Pierre Vermeren enseigne l’histoire du Maghreb contemporain à l’université Paris-I-Panthéon-Sorbonne. Il analyse les pires émeutes depuis cinq ans en Tunisie.
N’a-t-on pas un sentiment de déjà-vu dans cette «géographie» des émeutes ?
Absolument. Les embrasements se sont déroulés dans ces zones déshéritées de l’intérieur du pays, à fort chômage, dans lesquelles les jeunes diplômés n’ont ni avenir ni perspective d’émigration. Malgré la révolution, il n’y a pas eu de rattrapage. Cette jeunesse des déshérités, des candidats à l’émigration ou au jihad, des diplômés chômeurs, n’est pas représentée par les partis. Que cela débouche sur des émeutes n’est pas surprenant. Je note en outre que ces révoltes ne touchent pas le grand sud, où le parti Ennahdha est fort.
Fait-il profil bas ?
Le parti islamiste s’est mis en réserve de la République il y a un an et demi. On leur avait jeté à la figure : «Vous ne savez pas gérer, vous avez mis l’économie par terre.» Mais l’économie est toujours au même stade. Les islamistes se sont mis au point mort pour capitaliser en attendant un retour en grâce, et c’est un risque important pour le pouvoir. Cela dit, ils joueront la carte de la légalité. Ce mouvement social est d’ailleurs un bon moyen pour faire progresser l’argument : «Vous voyez bien que les gens au pouvoir sont aussi incompétents. Si on nous avait laissé demander de l’argent au Qatar ou à l’Arabie Saoudite, on n’en serait pas là.» C’est là que se situe le chantage.
François Hollande a promis un milliard d’euros…

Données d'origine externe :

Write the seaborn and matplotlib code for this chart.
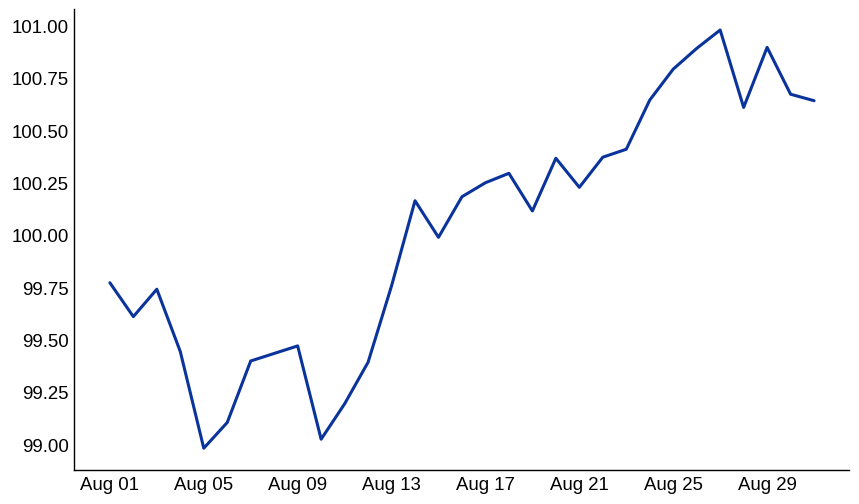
import matplotlib
matplotlib.use("Agg")
import matplotlib.pyplot as plt
import matplotlib.dates as mdates
import seaborn as sns
import pandas as pd

# daily values
dates = pd.date_range("2023-08-01", "2023-08-31", freq="D")
values = [99.776, 99.614, 99.745, 99.447, 98.985, 99.108, 99.402, 99.438,
          99.474, 99.028, 99.197, 99.396, 99.761, 100.168, 99.993, 100.187,
          100.254, 100.299, 100.119, 100.371, 100.232, 100.376, 100.414,
          100.649, 100.797, 100.896, 100.984, 100.614, 100.901, 100.677,
          100.646]
tick_days = ["2023-08-01", "2023-08-05", "2023-08-09", "2023-08-13",
             "2023-08-17", "2023-08-21", "2023-08-25", "2023-08-29"]
y_ticks = [99.00, 99.25, 99.50, 99.75, 100.00, 100.25, 100.50, 100.75, 101.00]

df = pd.DataFrame({"date": dates, "value": values})

sns.set_style("white")
plt.rcParams["font.family"] = ["Liberation Sans", "DejaVu Sans"]

fig = plt.figure(figsize=(8.59, 5.04), dpi=100)
ax = fig.add_axes([0.0861, 0.0675, 0.9023, 0.9145])

sns.lineplot(data=df, x="date", y="value", ax=ax, color="#0a349c", linewidth=2.2)

ax.set_xlim(dates[0] - pd.Timedelta(days=1.53), dates[-1] + pd.Timedelta(days=1.49))
ax.set_ylim(98.881, 101.084)
ax.set_xticks(pd.to_datetime(tick_days))
ax.xaxis.set_major_formatter(mdates.DateFormatter("%b %d"))
ax.set_yticks(y_ticks)
ax.set_yticklabels([f"{v:.2f}" for v in y_ticks])
ax.tick_params(axis="both", length=0, labelsize=13.4, colors="black")
ax.tick_params(axis="x", pad=5)
ax.tick_params(axis="y", pad=3.5)
ax.set_xlabel("")
ax.set_ylabel("")

sns.despine(ax=ax)
for side in ["left", "bottom"]:
    ax.spines[side].set_color("black")
    ax.spines[side].set_linewidth(1.0)

fig.savefig("out.png", dpi=100)
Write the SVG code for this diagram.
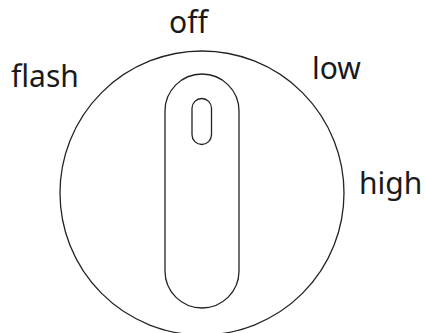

Le gouvernement tunisien pense obtenir de l’argent des Européens… qui ne vient toujours pas. Hollande a certes débloqué un milliard sur cinq ans. Mais il faudrait que l’Europe en débloque 10 ou 20 ! Or elle lâche des sommes dérisoires. Et si les islamistes reviennent au pouvoir, ils auront beau jeu de ressortir les promesses saoudiennes ou qataries. Et ç’en sera fini de la démocratisation sur un modèle constitutionnel et pluraliste similaire au nôtre.